Molecular mechanism of enantioselective inhibition of acetolactate synthase by imazethapyr enantiomers.

Chiral compounds usually behave enantioselectively in phyto-biochemical processes. Imidazolinones are a class of chiral herbicides that are widely used. They inhibit branched-chain amino acid biosynthesis in plants by targeting acetolactate synthase (ALS). It has been reported that the imidazolinone enantiomers show different inhibiting activities to maize (Zea mays L.) seedlings and ALS. However, to date, the mechanism of enantioselective inhibition of imazethapyr (IM) on ALS activity has not been well studied. In this study, pure enantiomers of IM were used for characterizing their differences in activity to ALS. Computational molecular docking was performed to discover the molecular interaction between IM enantiomers and ALS at the first time. Results showed that the IM enantiomers enantioselectively suppressed the in vitro and in vivo ALS activity of maize leaves. R-(-)-IM was more active than S-(+)-IM. The in vivo ALS activity study showed only a 2-fold difference between R-(-)-IM and S-(+)-IM. Quite different from the in vivo study, the in vitro study showed that the difference in inhibition between the enantiomers fell sharply as concentration increased. At the lowest concentration of 40 microg L(-1), R-(-)-IM appeared 25 times more active than S-(+)-IM, but only 7 times at 200 microg L(-1).

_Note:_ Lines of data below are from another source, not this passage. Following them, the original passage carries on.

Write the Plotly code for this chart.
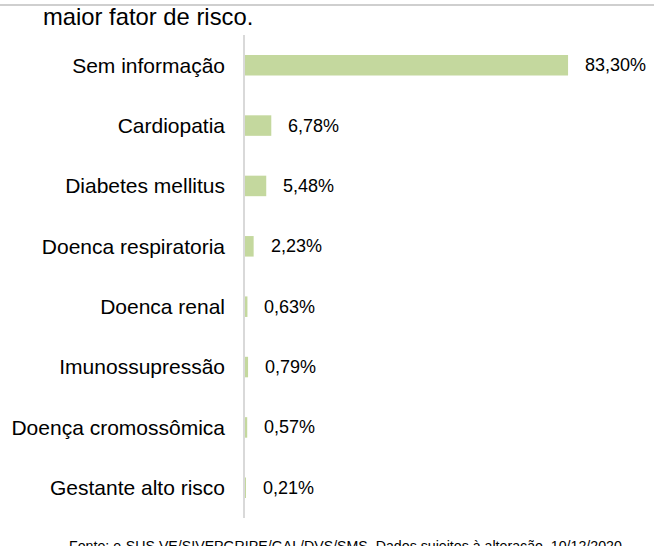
import plotly.graph_objects as go

# -----------------------------
# Data
# -----------------------------

categories = [
    "Sem informação",
    "Cardiopatia",
    "Diabetes mellitus",
    "Doenca respiratoria",
    "Doenca renal",
    "Imunossupressão",
    "Doença cromossômica",
    "Gestante alto risco",
]
percent = [83.30, 6.78, 5.48, 2.23, 0.63, 0.79, 0.57, 0.21]
labels = ["83,30%", "6,78%", "5,48%", "2,23%", "0,63%", "0,79%", "0,57%", "0,21%"]

title_text = "maior fator de risco."
source_text = "Fonte: e-SUS VE/SIVEPGRIPE/GAL/DVS/SMS. Dados sujeitos à alteração. 10/12/2020"

BAR_COLOR = "#c4d89e"
FONT = "Liberation Sans, Arial, sans-serif"

fig = go.Figure()

fig.add_trace(
    go.Bar(
        x=percent,
        y=categories,
        orientation="h",
        width=0.34,
        marker=dict(color=BAR_COLOR, line=dict(width=0)),
        hoverinfo="skip",
    )
)

# value labels next to each bar
for cat, val, lab in zip(categories, percent, labels):
    fig.add_annotation(
        x=val, y=cat, xref="x", yref="y",
        text=lab, showarrow=False,
        xanchor="left", xshift=15,
        font=dict(family=FONT, size=18, color="#000000"),
    )

# cropped title line
fig.add_annotation(
    xref="paper", yref="paper", x=-0.516, y=1.0385,
    xanchor="left", yanchor="middle",
    text=title_text, showarrow=False,
    font=dict(family=FONT, size=23.8, color="#000000"),
)

# cropped source line at bottom
fig.add_annotation(
    xref="paper", yref="paper", x=0.254, y=-0.0373,
    xanchor="center", yanchor="top",
    text=source_text, showarrow=False,
    font=dict(family=FONT, size=14.2, color="#000000"),
)

# grey separator line at the top edge
fig.add_shape(
    type="line", xref="paper", yref="paper",
    x0=-1, x1=1.2, y0=1.062, y1=1.062,
    line=dict(color="#cfcfcf", width=2),
)

fig.update_layout(
    width=654,
    height=546,
    paper_bgcolor="white",
    plot_bgcolor="white",
    showlegend=False,
    margin=dict(l=245, r=14, t=35, b=28),
    font=dict(family=FONT, size=21, color="#000000"),
)

fig.update_xaxes(
    range=[0, 101.85],
    visible=False,
    showgrid=False,
    zeroline=False,
)

fig.update_yaxes(
    autorange="reversed",
    showgrid=False,
    zeroline=False,
    showline=True,
    linecolor="#d9d9d9",
    linewidth=1.5,
    ticks="",
    ticklabelstandoff=14,
    tickfont=dict(family=FONT, size=21, color="#000000"),
    automargin=False,
)

fig.write_html(
    "out.html",
    config={"displayModeBar": False},
    post_script="document.body.style.margin='0';",
)
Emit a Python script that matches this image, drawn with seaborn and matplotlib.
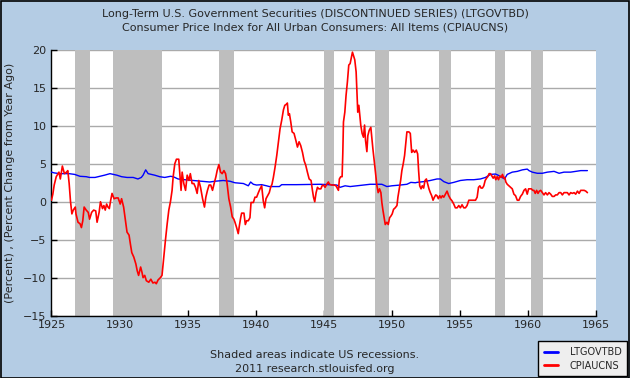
import numpy as np
import pandas as pd
import matplotlib
matplotlib.use("Agg")
import matplotlib.pyplot as plt
import seaborn as sns

# ---------------------------------------------------------------
#  data (decimal years, percent)
# ---------------------------------------------------------------
gov_year = [1925.0, 1925.2, 1925.6, 1925.95, 1926.3, 1926.7, 1927.1, 1927.55, 1927.8,
            1928.2, 1928.55, 1928.9, 1929.3, 1929.55, 1929.8, 1930.15, 1930.55, 1931.0,
            1931.35, 1931.6, 1931.73, 1931.92, 1932.1, 1932.34, 1932.58, 1932.95, 1933.32,
            1933.74, 1933.94, 1934.3, 1934.8, 1935.4, 1936.02, 1936.63, 1937.0, 1937.62,
            1938.11, 1938.48, 1939.1, 1939.46, 1939.63, 1939.83, 1940.07, 1940.44, 1940.8,
            1941.0, 1941.3, 1941.74, 1941.91, 1943.0, 1944.73, 1945.96, 1946.2, 1946.57,
            1946.94, 1947.43, 1947.92, 1948.41, 1949.27, 1949.64, 1950.0, 1950.62, 1951.11,
            1951.4, 1951.73, 1951.85, 1952.34, 1952.83, 1953.32, 1953.57, 1953.82, 1954.18,
            1954.55, 1955.04, 1955.53, 1956.02, 1956.51, 1956.88, 1957.25, 1957.62, 1957.86,
            1958.1, 1958.28, 1958.48, 1958.85, 1959.22, 1959.59, 1959.95, 1960.08, 1960.32,
            1960.69, 1961.06, 1961.43, 1961.92, 1962.29, 1962.65, 1963.14, 1963.51, 1963.88,
            1964.37]
gov_value = [3.9, 3.8, 3.7, 3.7, 3.7, 3.6, 3.35, 3.3, 3.2,
             3.2, 3.35, 3.5, 3.7, 3.6, 3.5, 3.3, 3.2, 3.2,
             3.0, 3.2, 3.5, 4.2, 3.7, 3.6, 3.5, 3.3, 3.2,
             3.35, 3.3, 3.0, 2.9, 2.8, 2.7, 2.6, 2.7, 2.8,
             2.7, 2.5, 2.4, 2.1, 2.6, 2.3, 2.2, 2.25, 2.1,
             2.0, 2.0, 2.0, 2.25, 2.25, 2.3, 2.2, 1.9, 2.1,
             2.0, 2.1, 2.2, 2.3, 2.3, 2.0, 2.1, 2.2, 2.3,
             2.55, 2.5, 2.55, 2.65, 2.8, 3.0, 3.0, 2.65, 2.4,
             2.55, 2.8, 2.9, 2.9, 3.0, 3.2, 3.6, 3.65, 3.45,
             3.2, 3.0, 3.6, 3.9, 4.0, 4.2, 4.3, 4.1, 3.9,
             3.75, 3.75, 3.9, 4.0, 3.75, 3.9, 3.9, 4.0, 4.1,
             4.1]

cpi_year = [1925.0, 1925.1, 1925.2, 1925.35, 1925.55, 1925.65, 1925.8, 1925.95, 1926.1,
            1926.2, 1926.3, 1926.4, 1926.5, 1926.6, 1926.75, 1926.8, 1926.95, 1927.1,
            1927.2, 1927.3, 1927.4, 1927.55, 1927.7, 1927.8, 1927.95, 1928.1, 1928.25,
            1928.35, 1928.5, 1928.6, 1928.75, 1928.85, 1928.95, 1929.05, 1929.15, 1929.25,
            1929.35, 1929.45, 1929.6, 1929.75, 1929.9, 1930.05, 1930.15, 1930.3, 1930.4,
            1930.55, 1930.7, 1930.8, 1930.9, 1931.05, 1931.2, 1931.3, 1931.4, 1931.55,
            1931.65, 1931.73, 1931.85, 1931.97, 1932.15, 1932.3, 1932.45, 1932.6, 1932.7,
            1932.83, 1933.0, 1933.12, 1933.25, 1933.37, 1933.5, 1933.62, 1933.74, 1933.86,
            1933.94, 1934.06, 1934.18, 1934.35, 1934.43, 1934.52, 1934.6, 1934.72, 1934.85,
            1934.97, 1935.1, 1935.2, 1935.33, 1935.46, 1935.58, 1935.7, 1935.82, 1935.95,
            1936.1, 1936.24, 1936.34, 1936.46, 1936.58, 1936.7, 1936.83, 1936.95, 1937.08,
            1937.17, 1937.3, 1937.42, 1937.54, 1937.67, 1937.79, 1937.9, 1938.03, 1938.16,
            1938.28, 1938.4, 1938.48, 1938.6, 1938.72, 1938.8, 1938.9, 1938.97, 1939.14,
            1939.24, 1939.34, 1939.46, 1939.58, 1939.66, 1939.83, 1939.95, 1940.07, 1940.2,
            1940.32, 1940.44, 1940.56, 1940.66, 1940.76, 1940.88, 1941.0, 1941.1, 1941.2,
            1941.3, 1941.42, 1941.55, 1941.67, 1941.79, 1941.91, 1942.04, 1942.14, 1942.23,
            1942.33, 1942.4, 1942.48, 1942.58, 1942.68, 1942.82, 1942.95, 1943.07, 1943.19,
            1943.31, 1943.44, 1943.56, 1943.68, 1943.8, 1943.93, 1944.07, 1944.17, 1944.25,
            1944.34, 1944.44, 1944.54, 1944.64, 1944.79, 1944.88, 1944.98, 1945.1, 1945.22,
            1945.34, 1945.42, 1945.59, 1945.76, 1945.9, 1946.08, 1946.15, 1946.25, 1946.35,
            1946.4, 1946.45, 1946.55, 1946.64, 1946.74, 1946.84, 1946.94, 1947.04, 1947.11,
            1947.18, 1947.28, 1947.38, 1947.43, 1947.5, 1947.58, 1947.65, 1947.72, 1947.82,
            1947.92, 1948.0, 1948.07, 1948.17, 1948.24, 1948.34, 1948.46, 1948.53, 1948.61,
            1948.71, 1948.8, 1948.9, 1949.0, 1949.1, 1949.2, 1949.27, 1949.34, 1949.44,
            1949.52, 1949.64, 1949.74, 1949.84, 1949.93, 1950.03, 1950.13, 1950.25, 1950.38,
            1950.45, 1950.55, 1950.65, 1950.74, 1950.84, 1950.94, 1951.01, 1951.11, 1951.26,
            1951.36, 1951.46, 1951.56, 1951.68, 1951.8, 1951.9, 1951.97, 1952.05, 1952.15,
            1952.24, 1952.34, 1952.44, 1952.54, 1952.64, 1952.73, 1952.83, 1952.93, 1953.03,
            1953.13, 1953.23, 1953.32, 1953.42, 1953.52, 1953.62, 1953.72, 1953.82, 1953.94,
            1954.06, 1954.18, 1954.3, 1954.43, 1954.55, 1954.67, 1954.8, 1954.92, 1955.04,
            1955.16, 1955.29, 1955.41, 1955.53, 1955.66, 1955.78, 1955.97, 1956.15, 1956.27,
            1956.37, 1956.47, 1956.56, 1956.66, 1956.76, 1956.86, 1956.96, 1957.05, 1957.15,
            1957.25, 1957.35, 1957.45, 1957.55, 1957.64, 1957.74, 1957.84, 1957.94, 1958.04,
            1958.13, 1958.23, 1958.3, 1958.38, 1958.48, 1958.6, 1958.73, 1958.85, 1958.97,
            1959.09, 1959.22, 1959.34, 1959.46, 1959.59, 1959.71, 1959.83, 1959.95, 1960.05,
            1960.15, 1960.25, 1960.35, 1960.44, 1960.54, 1960.64, 1960.74, 1960.84, 1960.94,
            1961.06, 1961.18, 1961.3, 1961.43, 1961.55, 1961.67, 1961.79, 1961.92, 1962.04,
            1962.16, 1962.29, 1962.41, 1962.53, 1962.65, 1962.78, 1962.9, 1963.02, 1963.14,
            1963.27, 1963.39, 1963.51, 1963.64, 1963.76, 1963.88, 1964.0, 1964.13, 1964.25,
            1964.37]
cpi_value = [0.2, 1.0, 2.2, 3.3, 3.9, 3.0, 4.7, 3.7, 3.9,
             4.1, 2.4, 0.0, -1.6, -1.1, -0.7, -1.6, -2.7, -2.9,
             -3.4, -2.5, -0.7, -1.1, -1.4, -2.3, -1.4, -1.1, -1.2,
             -2.7, -1.4, 0.0, -0.9, -0.5, -1.1, -0.3, -0.7, -0.9,
             0.2, 1.1, 0.4, 0.5, 0.5, -0.3, 0.4, -0.7, -2.0,
             -4.0, -4.4, -5.6, -6.7, -7.3, -8.2, -9.1, -9.7, -8.6,
             -9.3, -10.0, -9.7, -10.4, -10.6, -10.2, -10.7, -10.6, -10.8,
             -10.3, -10.0, -9.7, -7.3, -5.1, -2.9, -1.1, 0.0, 1.5,
             3.3, 5.0, 5.6, 5.6, 3.7, 1.5, 3.9, 2.4, 1.5,
             3.5, 2.8, 3.7, 2.4, 2.4, 1.9, 1.1, 2.8, 1.9,
             0.4, -0.7, 0.6, 1.5, 2.2, 2.2, 1.5, 2.4, 3.3,
             4.1, 4.9, 3.9, 3.7, 4.1, 3.7, 2.4, 0.4, -0.7,
             -2.0, -2.3, -2.7, -3.4, -4.2, -3.2, -2.1, -1.5, -1.5,
             -3.0, -2.5, -2.5, -2.1, -0.1, -0.1, 0.6, 0.6, 1.2,
             1.7, 2.1, 0.1, -0.8, 0.4, 0.8, 1.2, 1.9, 2.3,
             3.2, 4.5, 6.1, 7.9, 9.6, 10.7, 12.1, 12.7, 12.8,
             13.0, 11.4, 11.6, 10.5, 9.2, 9.0, 8.1, 7.2, 7.9,
             7.4, 6.5, 5.4, 4.8, 3.9, 3.0, 2.8, 1.5, 0.6,
             0.0, 1.2, 1.9, 1.7, 1.7, 2.1, 2.2, 1.9, 2.3,
             2.6, 2.3, 2.2, 2.2, 2.1, 1.5, 3.0, 3.3, 3.3,
             6.3, 10.5, 11.8, 14.0, 15.8, 18.0, 18.2, 19.1, 19.7,
             19.3, 18.7, 17.1, 14.9, 11.8, 12.7, 11.4, 10.1, 9.0,
             8.5, 10.1, 8.1, 6.6, 8.7, 9.4, 9.8, 8.5, 7.0,
             5.4, 3.9, 2.2, 1.2, 1.7, 1.2, -0.1, -1.0, -2.1,
             -3.0, -2.7, -3.0, -2.1, -1.9, -1.6, -1.0, -0.8, -0.5,
             0.6, 1.7, 2.8, 4.1, 5.0, 6.1, 7.4, 9.2, 9.2,
             9.0, 6.5, 6.8, 6.5, 6.8, 6.3, 4.1, 2.1, 1.7,
             2.1, 1.8, 2.8, 3.0, 2.3, 1.7, 1.2, 0.8, 0.2,
             0.6, 0.9, 0.8, 0.4, 0.8, 0.5, 0.8, 0.6, 1.0,
             1.4, 0.8, 0.4, 0.1, -0.3, -0.8, -0.8, -0.5, -0.8,
             -0.4, -0.8, -0.8, -0.5, 0.2, 0.2, 0.2, 0.2, 0.6,
             1.9, 2.1, 1.8, 1.8, 2.1, 2.8, 3.1, 3.3, 3.7,
             3.7, 3.4, 3.1, 3.4, 2.9, 3.3, 2.9, 3.4, 3.2,
             3.6, 3.1, 3.2, 2.6, 2.3, 2.1, 1.9, 1.7, 1.0,
             0.8, 0.2, 0.2, 0.7, 1.0, 1.5, 1.7, 1.0, 1.7,
             1.7, 1.7, 1.5, 1.5, 1.1, 1.5, 1.1, 1.4, 1.5,
             1.2, 0.9, 1.2, 0.9, 1.2, 1.0, 0.7, 0.7, 0.9,
             0.9, 1.2, 1.2, 0.9, 1.2, 1.2, 1.2, 0.9, 1.2,
             1.1, 1.2, 1.0, 1.4, 1.1, 1.5, 1.5, 1.5, 1.4,
             1.2]

rec_start = [1926.75, 1929.55, 1937.33, 1945.05, 1948.8, 1953.5, 1957.58, 1960.22]
rec_end = [1927.85, 1933.15, 1938.42, 1945.77, 1949.8, 1954.36, 1958.28, 1961.13]

x_ticks = [1925, 1930, 1935, 1940, 1945, 1950, 1955, 1960, 1965]
y_ticks = [-15, -10, -5, 0, 5, 10, 15, 20]

gov = pd.DataFrame({"year": gov_year, "value": gov_value})
cpi = pd.DataFrame({"year": cpi_year, "value": cpi_value})

BG = "#B4CCE4"

sns.set_style("white")
plt.rcParams["font.family"] = ["DejaVu Sans"]

fig = plt.figure(figsize=(6.3, 3.78), dpi=100, facecolor=BG)
ax = fig.add_axes([0.0817, 0.165, 0.8643, 0.703])
ax.set_facecolor("white")

# recession bands
for a, b in zip(rec_start, rec_end):
    ax.axvspan(a, b, color="#BEBEBE", lw=0, zorder=1)

for yv in y_ticks:
    ax.axhline(yv, color="#AAAAAA", lw=1.0, zorder=0.5)

sns.lineplot(data=gov, x="year", y="value", ax=ax, color="#0000FF", lw=1.0,
             estimator=None, sort=False, label="LTGOVTBD", zorder=3)
sns.lineplot(data=cpi, x="year", y="value", ax=ax, color="#FF0000", lw=1.2,
             estimator=None, sort=False, label="CPIAUCNS", zorder=4)

ax.set_xlim(1925, 1965)
ax.set_ylim(-15, 20)
ax.set_xticks(x_ticks)
ax.set_yticks(y_ticks)
ax.tick_params(direction="in", length=4, width=1, labelsize=8, color="black",
               bottom=True, left=True)
ax.set_xlabel("")
ax.set_ylabel("(Percent) , (Percent Change from Year Ago)", fontsize=8, labelpad=6)
for s in ["top", "right"]:
    ax.spines[s].set_visible(False)
for s in ["left", "bottom"]:
    ax.spines[s].set_color("black")
    ax.spines[s].set_linewidth(1.0)

ax.get_legend().remove()
h, l = ax.get_legend_handles_labels()
leg = fig.legend(h, l, loc="lower right", bbox_to_anchor=(0.996, 0.004),
                 borderaxespad=0, fontsize=7, handlelength=1.5, frameon=True,
                 fancybox=False, borderpad=0.6, labelspacing=0.35, handletextpad=1.2)
leg.get_frame().set_edgecolor("black")
leg.get_frame().set_facecolor("#EEEEEE")
leg.get_frame().set_alpha(1)
for ln in leg.get_lines():
    ln.set_linewidth(2.0)

fig.text(0.5, 0.963, "Long-Term U.S. Government Securities (DISCONTINUED SERIES) (LTGOVTBD)",
         ha="center", va="center", fontsize=8)
fig.text(0.5, 0.926, "Consumer Price Index for All Urban Consumers: All Items (CPIAUCNS)",
         ha="center", va="center", fontsize=8)
fig.text(0.5, 0.06, "Shaded areas indicate US recessions.", ha="center", va="center", fontsize=8)
fig.text(0.5, 0.023, "2011 research.stlouisfed.org", ha="center", va="center", fontsize=8)

border = plt.Rectangle((0.001, 0.001), 0.997, 0.997, transform=fig.transFigure,
                       fill=False, edgecolor="black", lw=1.2)
fig.patches.append(border)

fig.savefig("out.png", dpi=100, facecolor=BG)
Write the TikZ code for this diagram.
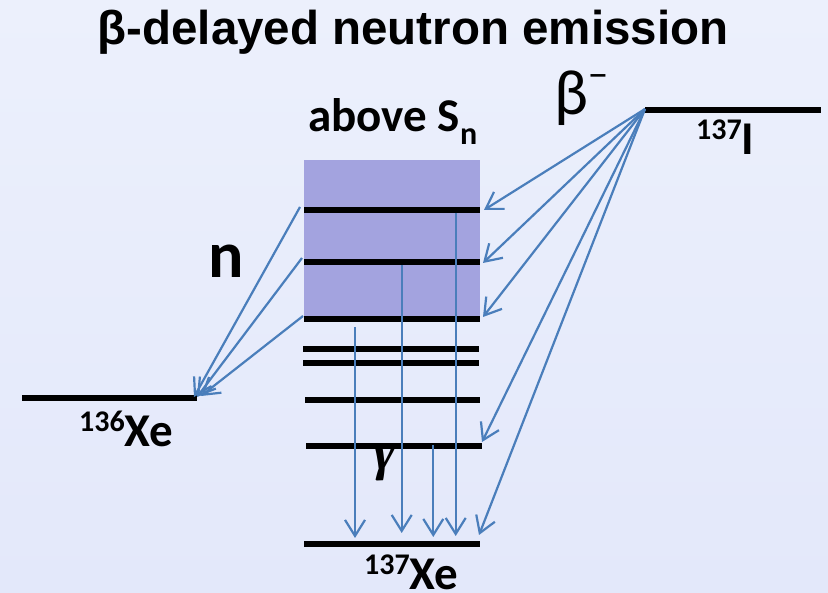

At the highest concentration of 25 mg L(-1), in vitro ALS activity was almost completely inhibited by S-(+)-, R-(-)-IM and (+/-)-IM, there was only 1.1 times differences between S-(+)- and R-(-)-IM. Molecular modeling results provide the rational structural basis to understand the mechanism of enantioselective inhibition of IM on ALS activity.

Enantioselectivity in the phytotoxicity of herbicide imazethapyr.

Chiral compounds usually behave enantioselectively in phyto-biochemical processes. With the increasing application of chiral herbicides, their enantioselective phytotoxicity to plants merits further study, and little information is available in this area. The purpose of this study was to examine the enantioselective phytotoxicity of the herbicide imazethapyr (IM) on the roots of maize (Zea mays L.) seedlings. Enantiomers of IM were separated by HPLC, and their absolute configurations were confirmed as S-(+)-IM and R-(-)-IM by the octant rule. Plant growth measurements and morphological, microscopic, and ultrastructural observations were conducted after treatment with individual IM enantiomers and the racemate. Observations of root morphology showed that the root diameter significantly increased, whereas the root volume, surface area, and number of root tips decreased significantly. IM enantiomers selectively damaged root hair growth and significantly reduced the sloughing of border cells from the tips. IM also had adverse effects on cell organelles, such as statocytes, mitochondria, dictyosomes, and endoplasmic reticulum in maize roots. Moreover, cell membranes and cell walls were thicker than usual after IM treatment. All of the results showed the same trend that the R-(-)-IM affected the root growth of maize seedlings more severely than the S-(+)-IM. The inhibition abilities of (+/-)-IM was between S-(+)- and R-(-)-IM. The behavior of the active enantiomer, instead of just the racemate, may have more relevance to the herbicidal effects and ecological safety of IM. Therefore, enantiomeric differences should be considered when evaluating the bioavailability of the herbicide IM.